/---

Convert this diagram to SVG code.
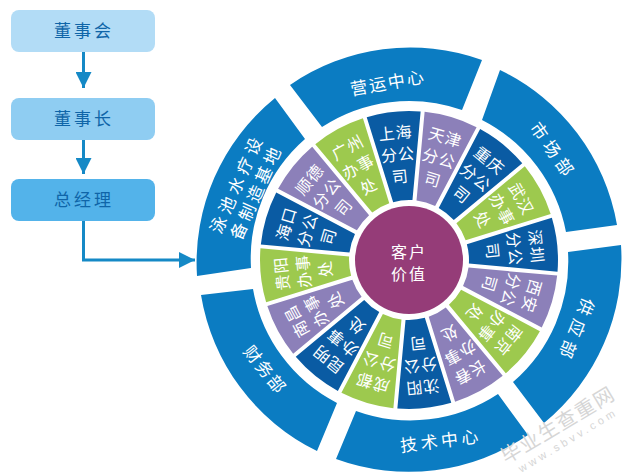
<svg xmlns="http://www.w3.org/2000/svg" width="630" height="476" viewBox="0 0 630 476">
<style>
text{font-family:"Liberation Sans","Noto Sans CJK SC",sans-serif;text-anchor:middle}
.box{font-size:17px;fill:#0f65a8;letter-spacing:3px}
.w{font-size:16px;fill:#fff;letter-spacing:1px}
.o{font-size:17px;fill:#fff}
.out{fill:#0b7cc2}
.b{fill:#0a5ba3}.p{fill:#8c80b9}.g{fill:#9dc94e}
.line{fill:none;stroke:#1589c6;stroke-width:3}
</style>
<defs>
<path id="wedge" d="M-27.1 -146.5A149 149 0 0 1 27.1 -146.5L9.7 -59.2A60 60 0 0 0 -9.7 -59.2Z"/>
<marker id="ah" markerUnits="userSpaceOnUse" markerWidth="18" markerHeight="16" refX="16" refY="8" orient="auto"><path d="M0 0L16 8L0 16Z" fill="#1589c6"/></marker>
</defs>
<rect width="630" height="476" fill="#fff"/>
<g id="connectors">
<path class="line" d="M83.5 52V88" marker-end="url(#ah)"/>
<path class="line" d="M83.5 140V174" marker-end="url(#ah)"/>
<path class="line" d="M83.5 221V260H195" marker-end="url(#ah)"/>
</g>
<g id="n-board"><rect x="11" y="10" width="144" height="42" rx="8" fill="#b2dcf6"/><text class="box" x="84" y="37">董事会</text></g>
<g id="n-chair"><rect x="11" y="98" width="144" height="42" rx="8" fill="#8fcdf2"/><text class="box" x="84" y="125">董事长</text></g>
<g id="n-gm"><rect x="11" y="179" width="144" height="42" rx="8" fill="#53b3ea"/><text class="box" x="84" y="206">总经理</text></g>

<g id="o-ops"><path class="out" d="M290 85A212 212 0 0 1 482 60L462 110A159 159 0 0 0 322 127Z"/><text class="o" transform="rotate(-10 388 83)" x="388" y="89" letter-spacing="2">营运中心</text></g>
<g id="o-market"><path class="out" d="M500 70A212 212 0 0 1 617 225L566 232A159 159 0 0 0 482 120Z"/><text class="o" transform="rotate(55 553 151)" x="553" y="157" letter-spacing="5">市场部</text></g>
<g id="o-supply"><path class="out" d="M621 245A212 212 0 0 1 544 423L513 382A159 159 0 0 0 568 252Z"/><text class="o" transform="rotate(113 409 260)" x="409" y="85" letter-spacing="6">供应部</text></g>
<g id="o-tech"><path class="out" d="M528 435A212 212 0 0 1 336 459L356 411A159 159 0 0 0 498 394Z"/><text class="o" x="441" y="447" transform="rotate(-7 441 441)" letter-spacing="3.5">技术中心</text></g>
<g id="o-finance"><path class="out" d="M317 451A212 212 0 0 1 201 295L253 289A159 159 0 0 0 337 403Z"/><text class="o" transform="rotate(51 265 370)" x="265" y="376" letter-spacing="2">财务部</text></g>
<g id="o-pool"><path class="out" d="M197 276A212 212 0 0 1 275 98L305 139A159 159 0 0 0 251 268Z"/>
<text class="o" transform="rotate(-66 409 260)" x="409" y="78" letter-spacing="4.5">泳池水疗设</text><text class="o" transform="rotate(-66 409 260)" x="409" y="99" letter-spacing="3.5">备制造基地</text></g>

<g id="hub"><circle cx="409" cy="260" r="54" fill="#953c78"/><text x="409" y="258" font-size="16" fill="#fff" letter-spacing="2">客户</text><text x="409" y="280" font-size="16" fill="#fff" letter-spacing="2">价值</text></g>

<g id="w-shanghai" transform="translate(409 260) rotate(-6)"><use href="#wedge" class="b"/><text class="w" y="-122">上海</text><text class="w" y="-100">分公</text><text class="w" y="-78">司</text></g>
<g id="w-tianjin" transform="translate(409 260) rotate(16.5)"><use href="#wedge" class="p"/><text class="w" y="-122">天津</text><text class="w" y="-100">分公</text><text class="w" y="-78">司</text></g>
<g id="w-chongqing" transform="translate(409 260) rotate(39)"><use href="#wedge" class="b"/><text class="w" y="-122">重庆</text><text class="w" y="-100">分公</text><text class="w" y="-78">司</text></g>
<g id="w-wuhan" transform="translate(409 260) rotate(61.5)"><use href="#wedge" class="g"/><text class="w" y="-122">武汉</text><text class="w" y="-100">办事</text><text class="w" y="-78">处</text></g>
<g id="w-shenzhen" transform="translate(409 260) rotate(84)"><use href="#wedge" class="b"/><text class="w" y="-122">深圳</text><text class="w" y="-100">分公</text><text class="w" y="-78">司</text></g>
<g id="w-xian" transform="translate(409 260) rotate(106.5)"><use href="#wedge" class="p"/><text class="w" y="-122">西安</text><text class="w" y="-100">分公</text><text class="w" y="-78">司</text></g>
<g id="w-nanjing" transform="translate(409 260) rotate(129)"><use href="#wedge" class="g"/><text class="w" y="-122">南京</text><text class="w" y="-100">办事</text><text class="w" y="-78">处</text></g>
<g id="w-changchun" transform="translate(409 260) rotate(151.5)"><use href="#wedge" class="p"/><text class="w" y="-122">长春</text><text class="w" y="-100">办事</text><text class="w" y="-78">处</text></g>
<g id="w-shenyang" transform="translate(409 260) rotate(174)"><use href="#wedge" class="b"/><text class="w" y="-122">沈阳</text><text class="w" y="-100">分公</text><text class="w" y="-78">司</text></g>
<g id="w-chengdu" transform="translate(409 260) rotate(196.5)"><use href="#wedge" class="g"/><text class="w" y="-122">成都</text><text class="w" y="-100">分公</text><text class="w" y="-78">司</text></g>
<g id="w-kunming" transform="translate(409 260) rotate(219)"><use href="#wedge" class="b"/><text class="w" y="-122">昆明</text><text class="w" y="-100">办事</text><text class="w" y="-78">处</text></g>
<g id="w-nanchang" transform="translate(409 260) rotate(241.5)"><use href="#wedge" class="p"/><text class="w" y="-122">南昌</text><text class="w" y="-100">办事</text><text class="w" y="-78">处</text></g>
<g id="w-guiyang" transform="translate(409 260) rotate(264)"><use href="#wedge" class="g"/><text class="w" y="-122">贵阳</text><text class="w" y="-100">办事</text><text class="w" y="-78">处</text></g>
<g id="w-haikou" transform="translate(409 260) rotate(286.5)"><use href="#wedge" class="b"/><text class="w" y="-122">海口</text><text class="w" y="-100">分公</text><text class="w" y="-78">司</text></g>
<g id="w-shunde" transform="translate(409 260) rotate(309)"><use href="#wedge" class="p"/><text class="w" y="-122">顺德</text><text class="w" y="-100">分公</text><text class="w" y="-78">司</text></g>
<g id="w-guangzhou" transform="translate(409 260) rotate(331.5)"><use href="#wedge" class="g"/><text class="w" y="-122">广州</text><text class="w" y="-100">办事</text><text class="w" y="-78">处</text></g>

<g id="watermark" fill="#d6d6d6"><text x="558" y="432" font-size="20" letter-spacing="1.5" transform="rotate(-31 558 425)">毕业生查重网</text><text x="568" y="444" font-size="11" letter-spacing="3.5" transform="rotate(-31 568 440)">www.sbvv.com</text></g>
</svg>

\---

* _Given exercise_: Copy the material above in full and exactly, skipping pictures.

* _Solved exercise_:
Convert this diagram to SVG code.
<svg xmlns="http://www.w3.org/2000/svg" width="630" height="476" viewBox="0 0 630 476">
<style>
text{font-family:"Liberation Sans","Noto Sans CJK SC",sans-serif;text-anchor:middle}
.box{font-size:17px;fill:#0f65a8;letter-spacing:3px}
.w{font-size:16px;fill:#fff;letter-spacing:1px}
.o{font-size:17px;fill:#fff}
.out{fill:#0b7cc2}
.b{fill:#0a5ba3}.p{fill:#8c80b9}.g{fill:#9dc94e}
.line{fill:none;stroke:#1589c6;stroke-width:3}
</style>
<defs>
<path id="wedge" d="M-27.1 -146.5A149 149 0 0 1 27.1 -146.5L9.7 -59.2A60 60 0 0 0 -9.7 -59.2Z"/>
<marker id="ah" markerUnits="userSpaceOnUse" markerWidth="18" markerHeight="16" refX="16" refY="8" orient="auto"><path d="M0 0L16 8L0 16Z" fill="#1589c6"/></marker>
</defs>
<rect width="630" height="476" fill="#fff"/>
<g id="connectors">
<path class="line" d="M83.5 52V88" marker-end="url(#ah)"/>
<path class="line" d="M83.5 140V174" marker-end="url(#ah)"/>
<path class="line" d="M83.5 221V260H195" marker-end="url(#ah)"/>
</g>
<g id="n-board"><rect x="11" y="10" width="144" height="42" rx="8" fill="#b2dcf6"/><text class="box" x="84" y="37">董事会</text></g>
<g id="n-chair"><rect x="11" y="98" width="144" height="42" rx="8" fill="#8fcdf2"/><text class="box" x="84" y="125">董事长</text></g>
<g id="n-gm"><rect x="11" y="179" width="144" height="42" rx="8" fill="#53b3ea"/><text class="box" x="84" y="206">总经理</text></g>

<g id="o-ops"><path class="out" d="M290 85A212 212 0 0 1 482 60L462 110A159 159 0 0 0 322 127Z"/><text class="o" transform="rotate(-10 388 83)" x="388" y="89" letter-spacing="2">营运中心</text></g>
<g id="o-market"><path class="out" d="M500 70A212 212 0 0 1 617 225L566 232A159 159 0 0 0 482 120Z"/><text class="o" transform="rotate(55 553 151)" x="553" y="157" letter-spacing="5">市场部</text></g>
<g id="o-supply"><path class="out" d="M621 245A212 212 0 0 1 544 423L513 382A159 159 0 0 0 568 252Z"/><text class="o" transform="rotate(113 409 260)" x="409" y="85" letter-spacing="6">供应部</text></g>
<g id="o-tech"><path class="out" d="M528 435A212 212 0 0 1 336 459L356 411A159 159 0 0 0 498 394Z"/><text class="o" x="441" y="447" transform="rotate(-7 441 441)" letter-spacing="3.5">技术中心</text></g>
<g id="o-finance"><path class="out" d="M317 451A212 212 0 0 1 201 295L253 289A159 159 0 0 0 337 403Z"/><text class="o" transform="rotate(51 265 370)" x="265" y="376" letter-spacing="2">财务部</text></g>
<g id="o-pool"><path class="out" d="M197 276A212 212 0 0 1 275 98L305 139A159 159 0 0 0 251 268Z"/>
<text class="o" transform="rotate(-66 409 260)" x="409" y="78" letter-spacing="4.5">泳池水疗设</text><text class="o" transform="rotate(-66 409 260)" x="409" y="99" letter-spacing="3.5">备制造基地</text></g>

<g id="hub"><circle cx="409" cy="260" r="54" fill="#953c78"/><text x="409" y="258" font-size="16" fill="#fff" letter-spacing="2">客户</text><text x="409" y="280" font-size="16" fill="#fff" letter-spacing="2">价值</text></g>

<g id="w-shanghai" transform="translate(409 260) rotate(-6)"><use href="#wedge" class="b"/><text class="w" y="-122">上海</text><text class="w" y="-100">分公</text><text class="w" y="-78">司</text></g>
<g id="w-tianjin" transform="translate(409 260) rotate(16.5)"><use href="#wedge" class="p"/><text class="w" y="-122">天津</text><text class="w" y="-100">分公</text><text class="w" y="-78">司</text></g>
<g id="w-chongqing" transform="translate(409 260) rotate(39)"><use href="#wedge" class="b"/><text class="w" y="-122">重庆</text><text class="w" y="-100">分公</text><text class="w" y="-78">司</text></g>
<g id="w-wuhan" transform="translate(409 260) rotate(61.5)"><use href="#wedge" class="g"/><text class="w" y="-122">武汉</text><text class="w" y="-100">办事</text><text class="w" y="-78">处</text></g>
<g id="w-shenzhen" transform="translate(409 260) rotate(84)"><use href="#wedge" class="b"/><text class="w" y="-122">深圳</text><text class="w" y="-100">分公</text><text class="w" y="-78">司</text></g>
<g id="w-xian" transform="translate(409 260) rotate(106.5)"><use href="#wedge" class="p"/><text class="w" y="-122">西安</text><text class="w" y="-100">分公</text><text class="w" y="-78">司</text></g>
<g id="w-nanjing" transform="translate(409 260) rotate(129)"><use href="#wedge" class="g"/><text class="w" y="-122">南京</text><text class="w" y="-100">办事</text><text class="w" y="-78">处</text></g>
<g id="w-changchun" transform="translate(409 260) rotate(151.5)"><use href="#wedge" class="p"/><text class="w" y="-122">长春</text><text class="w" y="-100">办事</text><text class="w" y="-78">处</text></g>
<g id="w-shenyang" transform="translate(409 260) rotate(174)"><use href="#wedge" class="b"/><text class="w" y="-122">沈阳</text><text class="w" y="-100">分公</text><text class="w" y="-78">司</text></g>
<g id="w-chengdu" transform="translate(409 260) rotate(196.5)"><use href="#wedge" class="g"/><text class="w" y="-122">成都</text><text class="w" y="-100">分公</text><text class="w" y="-78">司</text></g>
<g id="w-kunming" transform="translate(409 260) rotate(219)"><use href="#wedge" class="b"/><text class="w" y="-122">昆明</text><text class="w" y="-100">办事</text><text class="w" y="-78">处</text></g>
<g id="w-nanchang" transform="translate(409 260) rotate(241.5)"><use href="#wedge" class="p"/><text class="w" y="-122">南昌</text><text class="w" y="-100">办事</text><text class="w" y="-78">处</text></g>
<g id="w-guiyang" transform="translate(409 260) rotate(264)"><use href="#wedge" class="g"/><text class="w" y="-122">贵阳</text><text class="w" y="-100">办事</text><text class="w" y="-78">处</text></g>
<g id="w-haikou" transform="translate(409 260) rotate(286.5)"><use href="#wedge" class="b"/><text class="w" y="-122">海口</text><text class="w" y="-100">分公</text><text class="w" y="-78">司</text></g>
<g id="w-shunde" transform="translate(409 260) rotate(309)"><use href="#wedge" class="p"/><text class="w" y="-122">顺德</text><text class="w" y="-100">分公</text><text class="w" y="-78">司</text></g>
<g id="w-guangzhou" transform="translate(409 260) rotate(331.5)"><use href="#wedge" class="g"/><text class="w" y="-122">广州</text><text class="w" y="-100">办事</text><text class="w" y="-78">处</text></g>

<g id="watermark" fill="#d6d6d6"><text x="558" y="432" font-size="20" letter-spacing="1.5" transform="rotate(-31 558 425)">毕业生查重网</text><text x="568" y="444" font-size="11" letter-spacing="3.5" transform="rotate(-31 568 440)">www.sbvv.com</text></g>
</svg>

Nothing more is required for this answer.